Gareth Southgate: Er hat sein Trauma besiegt
Am 26. Juni 1996 ist Gareth Southgate in ein tiefes emotionales Loch gefallen.
Der ehemalige Verteidiger war derjenige gewesen, der ausgerechnet bei der Fußball-Heim-EM in England das Tor der "Three Lions" zum Finale zugemacht hat, weil er selbiges im Elfmeterschießen nicht getroffen hatte. Southgate scheiterte damals mit dem elften Penalty auf dem saftigen Grün des Londoner Wembley-Stadions an Andreas Köpke. Die Briten waren draußen, die Deutschen kurz darauf Europameister.

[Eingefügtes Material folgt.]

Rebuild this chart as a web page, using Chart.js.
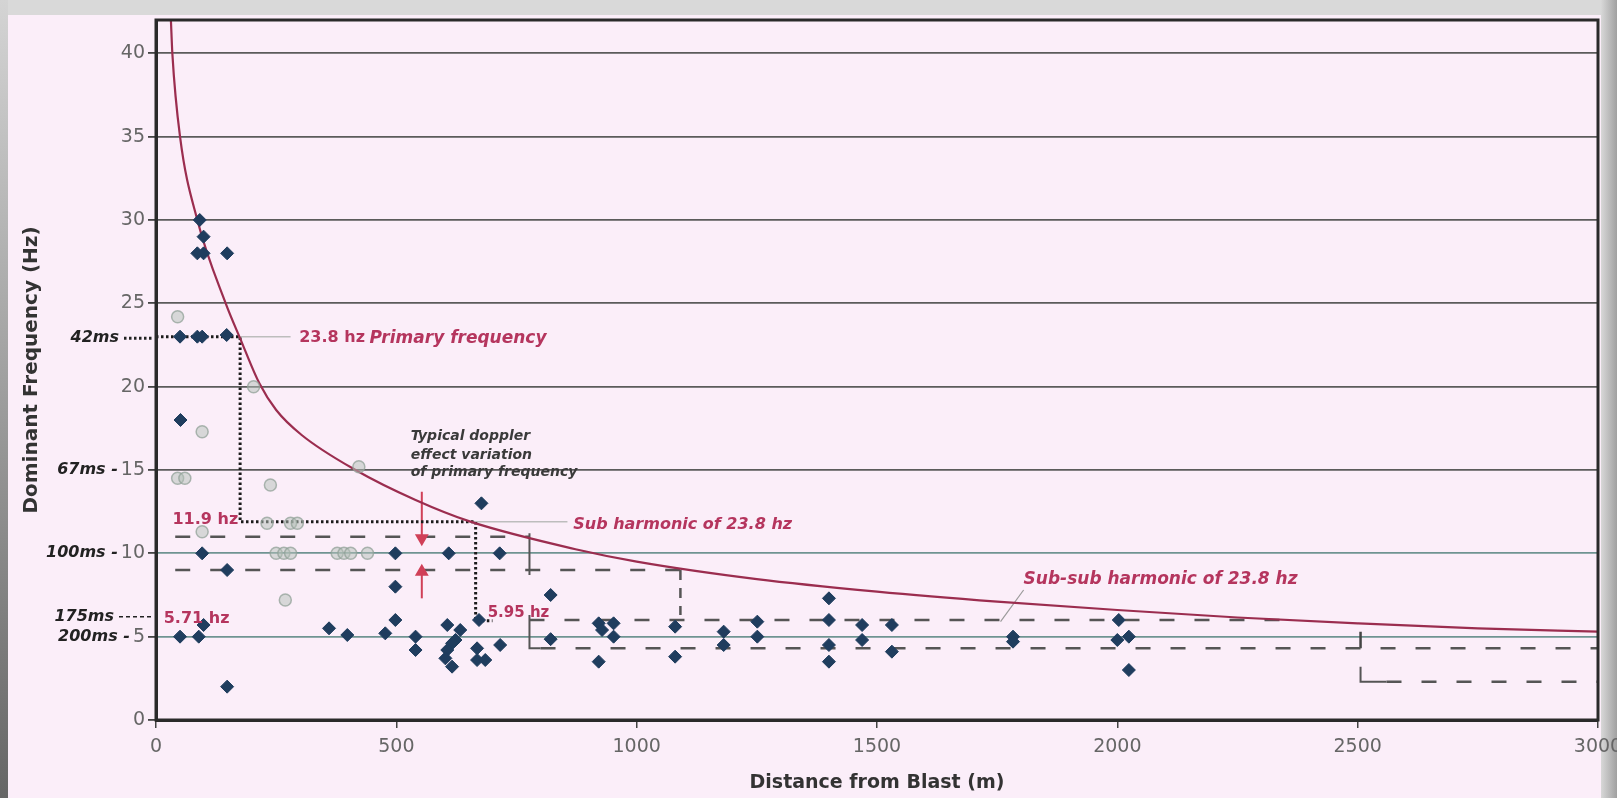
<!DOCTYPE html>
<html>
<head>
<meta charset="utf-8">
<script src="https://cdn.jsdelivr.net/npm/chart.js@4.4.1/dist/chart.umd.min.js"></script>
<style>
  html, body { margin: 0; padding: 0; background: #fbeef9; overflow: hidden; }
  #wrap { position: relative; width: 1617px; height: 798px; }
</style>
</head>
<body>
<div id="wrap"><canvas id="chart"></canvas></div>
<script>
// measured points (distance m, dominant frequency Hz)
const blastX = [91, 99, 86, 99, 148, 50, 86, 96, 147, 51, 96, 148, 50, 89, 99, 148,
    360, 398, 477, 498, 498, 498, 540, 540, 609, 606, 633, 623, 616, 606, 602, 616,
    668, 668, 685, 677, 672, 715, 716, 821, 821, 921, 952, 928, 952, 921, 1080, 1080,
    1181, 1181, 1251, 1251, 1400, 1400, 1400, 1400, 1469, 1469, 1531, 1531, 1783, 1783,
    2003, 2000, 2024, 2024];
const blastY = [30, 29, 28, 28, 28, 23, 23, 23, 23.1, 18, 10, 9, 5, 5, 5.7, 2,
    5.5, 5.1, 5.2, 10, 8, 6, 5, 4.2, 10, 5.7, 5.4, 4.8, 4.6, 4.2, 3.7, 3.2,
    4.3, 3.6, 3.6, 13, 6, 10, 4.5, 7.5, 4.85, 5.8, 5.8, 5.4, 5.0, 3.5, 5.6, 3.8,
    5.3, 4.5, 5.9, 5.0, 7.3, 6.0, 4.5, 3.5, 5.7, 4.8, 5.7, 4.1, 5.0, 4.7,
    6.0, 4.8, 5.0, 3.0];

// faded (grey) points
const ghostX = [45, 203, 96, 45, 60, 238, 422, 96, 231, 280, 294, 250, 266, 280, 377, 391, 405, 440, 269];
const ghostY = [24.2, 20, 17.3, 14.5, 14.5, 14.1, 15.2, 11.3, 11.8, 11.8, 11.8, 10, 10, 10, 10, 10, 10, 10, 7.2];

// red limit curve
const curveX = [31, 34, 50, 86, 145, 175, 215, 250, 303, 415, 540, 654, 880, 1000, 1250, 1500, 1750, 2000, 2250, 2500, 2750, 3000];
const curveY = [42, 40, 35, 30, 25, 22.9, 20.2, 18.6, 17.1, 15, 13.2, 11.9, 10.2, 9.5, 8.45, 7.7, 7.1, 6.6, 6.15, 5.8, 5.5, 5.3];

// construction lines [x, y]
const dotPath = [[0, 23], [175, 23], [175, 11.9], [665, 11.9], [665, 5.95], [700, 5.95]];
const bandHigh = [[40, 11], [777, 11]];
const bandLow = [[40, 9], [1091, 9]];
const bandDrop = [[1091, 9], [1091, 6.3]];
const subHigh = [[777, 6.0], [2370, 6.0]];
const subLow = [[800, 4.3], [3000, 4.3]];
const subSubLow = [[2560, 2.3], [3000, 2.3]];
const tickA = [[777, 11.2], [777, 8.7]];
const bracketA = [[777, 6.3], [777, 4.3], [800, 4.3]];
const tickB = [[2506, 5.3], [2506, 4.3]];
const bracketB = [[2506, 3.2], [2506, 2.3], [2560, 2.3]];
const leadPrimary = [[175, 23], [280, 23]];
const leadSub = [[660, 11.9], [856, 11.9]];
const leadSubSub = [[1757, 5.9], [1805, 7.8]];
const arrowDown = [[553, 13.7], [553, 10.9]];
const arrowUp = [[553, 7.3], [553, 8.9]];

const xTicks = [0, 500, 1000, 1500, 2000, 2500, 3000];
const yTicks = [0, 5, 10, 15, 20, 25, 30, 35, 40];

const RED = '#b5355e';
const FONT = '"DejaVu Sans", sans-serif';

const toPts = (xs, ys) => xs.map((x, i) => ({ x, y: ys[i] }));
const pairs = (arr) => arr.map(([x, y]) => ({ x, y }));

function lineSet(data, color, width, dash) {
    return {
        data: pairs(data),
        showLine: true,
        borderColor: color,
        borderWidth: width,
        borderDash: dash || [],
        pointRadius: 0,
        fill: false,
    };
}

const notes = [
    { text: '23.8 hz', x: 298, y: 22.9, color: RED, font: `bold 16px ${FONT}` },
    { text: 'Primary frequency', x: 444, y: 22.9, color: RED, font: `italic bold 17px ${FONT}` },
    { text: 'Typical doppler', x: 530, y: 17.0, color: '#3a3a3a', font: `italic bold 14px ${FONT}` },
    { text: 'effect variation', x: 530, y: 15.9, color: '#3a3a3a', font: `italic bold 14px ${FONT}` },
    { text: 'of primary frequency', x: 530, y: 14.85, color: '#3a3a3a', font: `italic bold 14px ${FONT}` },
    { text: '11.9 hz', x: 171, y: 12.0, color: RED, font: `bold 16px ${FONT}`, align: 'right' },
    { text: 'Sub harmonic of 23.8 hz', x: 868, y: 11.7, color: RED, font: `italic bold 16px ${FONT}` },
    { text: '5.95 hz', x: 690, y: 6.4, color: RED, font: `bold 15px ${FONT}` },
    { text: '5.71 hz', x: 16, y: 6.05, color: RED, font: `bold 16px ${FONT}` },
    { text: 'Sub-sub harmonic of 23.8 hz', x: 1805, y: 8.4, color: RED, font: `italic bold 17px ${FONT}` },
];

const sideLabels = [
    { text: '42ms', y: 22.9, gap: 37, lead: 'dot' },
    { text: '67ms -', y: 15 },
    { text: '100ms -', y: 10 },
    { text: '175ms', y: 6.2, gap: 42, lead: 'dash' },
    { text: '200ms -', y: 5 },
];

const decor = {
    id: 'decor',
    beforeDraw(chart) {
        const { ctx, width, height } = chart;
        ctx.save();
        ctx.fillStyle = '#fbeef9';
        ctx.fillRect(0, 0, width, height);
        ctx.fillStyle = '#d9d9d9';
        ctx.fillRect(0, 0, width, 15);
        let g = ctx.createLinearGradient(0, 0, 0, height);
        g.addColorStop(0, '#d4d4d4');
        g.addColorStop(1, '#666');
        ctx.fillStyle = g;
        ctx.fillRect(0, 0, 8, height);
        g = ctx.createLinearGradient(width - 16, 0, width, 0);
        g.addColorStop(0, '#d8d8d8');
        g.addColorStop(1, '#a0a0a0');
        ctx.fillStyle = g;
        ctx.fillRect(width - 16, 0, 16, height);
        ctx.restore();
    },
    afterDraw(chart) {
        const { ctx, chartArea: a, scales: { x, y } } = chart;
        ctx.save();
        ctx.strokeStyle = '#2a2a2a';
        ctx.lineWidth = 3;
        ctx.strokeRect(a.left, a.top, a.right - a.left, a.bottom - a.top);

        ctx.textBaseline = 'middle';
        notes.forEach((n) => {
            ctx.font = n.font;
            ctx.fillStyle = n.color;
            ctx.textAlign = n.align || 'left';
            ctx.fillText(n.text, x.getPixelForValue(n.x), y.getPixelForValue(n.y));
        });

        ctx.font = `italic bold 16px ${FONT}`;
        ctx.fillStyle = '#222';
        ctx.textAlign = 'right';
        sideLabels.forEach((s) => {
            const py = y.getPixelForValue(s.y);
            let right;
            if (s.gap) {
                right = a.left - s.gap;
            } else {
                ctx.save();
                ctx.font = `19px ${FONT}`;
                const w = ctx.measureText(String(s.y)).width;
                ctx.restore();
                right = a.left - 11 - w - 3;
            }
            ctx.fillText(s.text, right, py);
            if (s.lead) {
                ctx.beginPath();
                ctx.strokeStyle = '#222';
                ctx.lineWidth = s.lead === 'dot' ? 3 : 1.5;
                ctx.setLineDash(s.lead === 'dot' ? [2.5, 2.5] : [4, 3]);
                ctx.moveTo(right + 5, py);
                ctx.lineTo(a.left - 3, py);
                ctx.stroke();
                ctx.setLineDash([]);
            }
        });
        ctx.restore();
    },
};

const dashStyle = [15, 20];

const datasets = [
    {
        data: toPts(blastX, blastY),
        pointStyle: 'rectRot',
        pointRadius: 6.5,
        backgroundColor: '#1f3d5e',
        borderColor: '#1f3d5e',
        borderWidth: 1,
    },
    {
        data: toPts(ghostX, ghostY),
        pointStyle: 'circle',
        pointRadius: 6,
        backgroundColor: 'rgba(180, 192, 184, 0.5)',
        borderColor: 'rgba(145, 162, 152, 0.75)',
        borderWidth: 1.5,
    },
    {
        ...lineSet([], '#9b2d4f', 2.2),
        data: toPts(curveX, curveY),
        cubicInterpolationMode: 'monotone',
    },
    lineSet(dotPath, '#1a1a1a', 3, [2.5, 2.5]),
    lineSet(leadPrimary, '#bdbdbd', 1.5),
    lineSet(leadSub, '#bdbdbd', 1.5),
    lineSet(leadSubSub, '#9a9a9a', 1.2),
    {
        ...lineSet(arrowDown, '#d04058', 2),
        pointRadius: [0, 6],
        pointStyle: 'triangle',
        pointRotation: 180,
        pointBackgroundColor: '#d04058',
        pointBorderColor: '#d04058',
    },
    {
        ...lineSet(arrowUp, '#d04058', 2),
        pointRadius: [0, 6],
        pointStyle: 'triangle',
        pointRotation: 0,
        pointBackgroundColor: '#d04058',
        pointBorderColor: '#d04058',
    },
    lineSet(bandHigh, '#555', 2.5, dashStyle),
    lineSet(bandLow, '#555', 2.5, dashStyle),
    lineSet(bandDrop, '#555', 2.5, [10, 8]),
    lineSet(subHigh, '#555', 2.5, dashStyle),
    lineSet(subLow, '#555', 2.5, dashStyle),
    lineSet(subSubLow, '#555', 2.5, dashStyle),
    lineSet(tickA, '#555', 2),
    lineSet(bracketA, '#555', 2),
    lineSet(tickB, '#444', 2.5),
    lineSet(bracketB, '#555', 2),
];

Chart.defaults.font.family = FONT;

new Chart(document.getElementById('chart'), {
    type: 'scatter',
    data: { datasets },
    options: {
        responsive: true,
        maintainAspectRatio: false,
        animation: false,
        layout: { padding: { top: 20, right: 19, bottom: 0, left: 0 } },
        plugins: { legend: { display: false }, tooltip: { enabled: false } },
        scales: {
            x: {
                type: 'linear',
                min: 0,
                max: 3000,
                afterBuildTicks: (s) => { s.ticks = xTicks.map((value) => ({ value })); },
                ticks: { color: '#666', font: { size: 19 }, padding: 8, maxRotation: 0, callback: (v) => String(v) },
                grid: { drawOnChartArea: false, tickLength: 8, tickColor: '#444', lineWidth: 1.5 },
                border: { color: '#2a2a2a', width: 3 },
                title: {
                    display: true,
                    text: 'Distance from Blast (m)',
                    color: '#333',
                    font: { size: 19, weight: 'bold' },
                    padding: { top: 0, bottom: 4 },
                },
                afterFit: (s) => { s.height = 78; s.paddingLeft = 0; s.paddingRight = 0; },
            },
            y: {
                type: 'linear',
                min: 0,
                max: 42,
                afterBuildTicks: (s) => { s.ticks = yTicks.map((value) => ({ value })); },
                ticks: { color: '#666', font: { size: 19 }, padding: 3, callback: (v) => String(v) },
                grid: {
                    color: (c) => (c.tick && (c.tick.value === 5 || c.tick.value === 10) ? '#6f9492' : '#5b5b5b'),
                    lineWidth: 1.8,
                    tickLength: 8,
                    tickColor: '#444',
                },
                border: { color: '#2a2a2a', width: 3 },
                title: {
                    display: true,
                    text: 'Dominant Frequency (Hz)',
                    color: '#333',
                    font: { size: 20, weight: 'bold' },
                    padding: { top: 20, bottom: 0 },
                },
                afterFit: (s) => { s.width = 156; s.paddingTop = 0; s.paddingBottom = 0; },
            },
        },
    },
    plugins: [decor],
});
</script>
</body>
</html>
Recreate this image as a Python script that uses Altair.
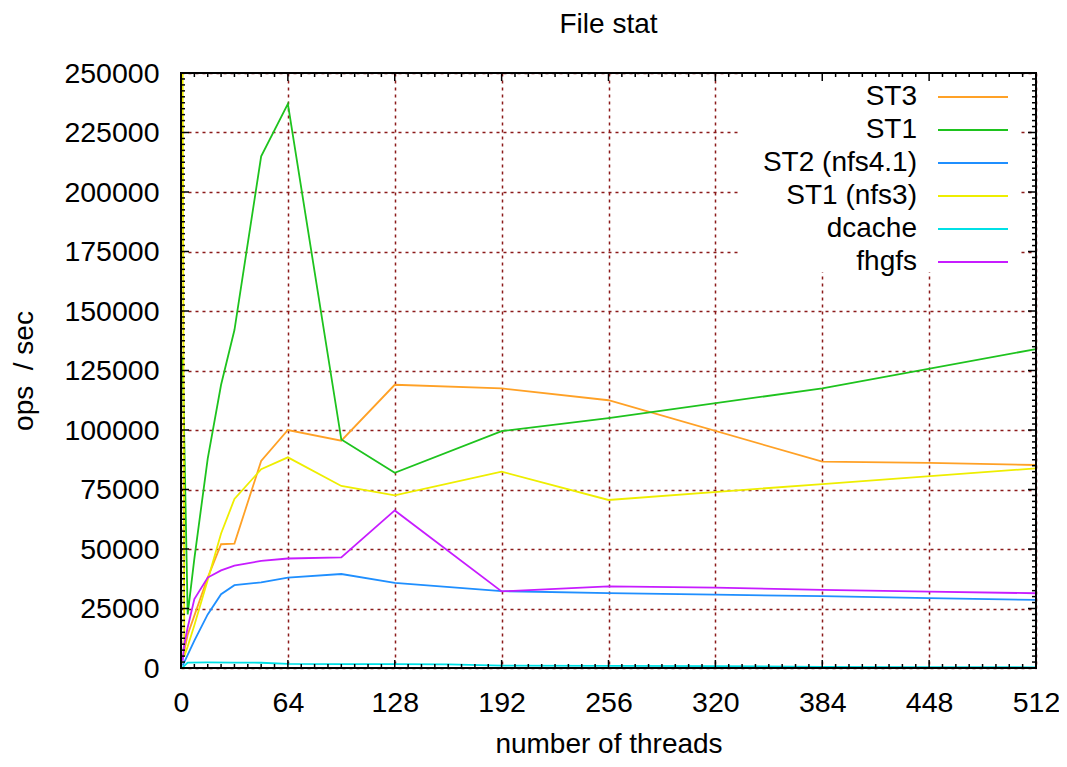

Heute, 8044 Tage später, ist Southgate ein glücklicher und vor allem stolzer Teamchef, der in der Heimat auch zur Stilikone geworden ist. Das Gilet des 47-Jährigen aus Crawley, das übrigens den dezenten Schriftzug "It’s coming home" trägt, verkauft sich nicht nur blendend, es steht auch für die Sehnsucht der Engländer nach der Rückkehr des WM-Pokals. Die 52 Jahre, die seit dem bis dato einzigen Triumph ins Land gezogen sind, fühlen sich wie die nicht greifbare Unendlichkeit an.
England hat im WM-Achtelfinale in Russland ein Elfmeterschießen gewonnen – gegen Kolumbien. Southgate war (zum Glück) kein Schütze, aber derjenige, der sein Team akribisch seit März auf so ein Szenario vorbereitet hatte. Jetzt erntet er Begeisterungsstürme aus der Heimat, die knallharter Arbeit geschuldet waren. Das war schon immer das Credo in der Karriere des Gareth Southgate, der nie als großer Ballzauberer in Erscheinung getreten ist, sondern als verlässlicher Innenverteidiger. Nicht bei den großen Vereinen der Premier League, sondern bei Crystal Palace, Aston Villa und Middlesbrough. Trotzdem hat er den Sprung in die Nationalmannschaft geschafft und 57 Länderspiele bestritten. Bei Southgate, der seit 21 Jahren mit Alison verheiratet ist und zwei Kinder (Mia und Flynn) hat, weiß man, was man bekommt. Auch als Trainer.
Seit Ende September 2016 ist er englischer Teamchef, die WM-Qualifikation meisterte er trotz des eingeläuteten Verjüngungsprozesses und des Abgangs von Wayne Rooney in souveräner Manier. Zum Sprücheklopfer wurde er trotzdem nicht. Das ist nicht sein Stil.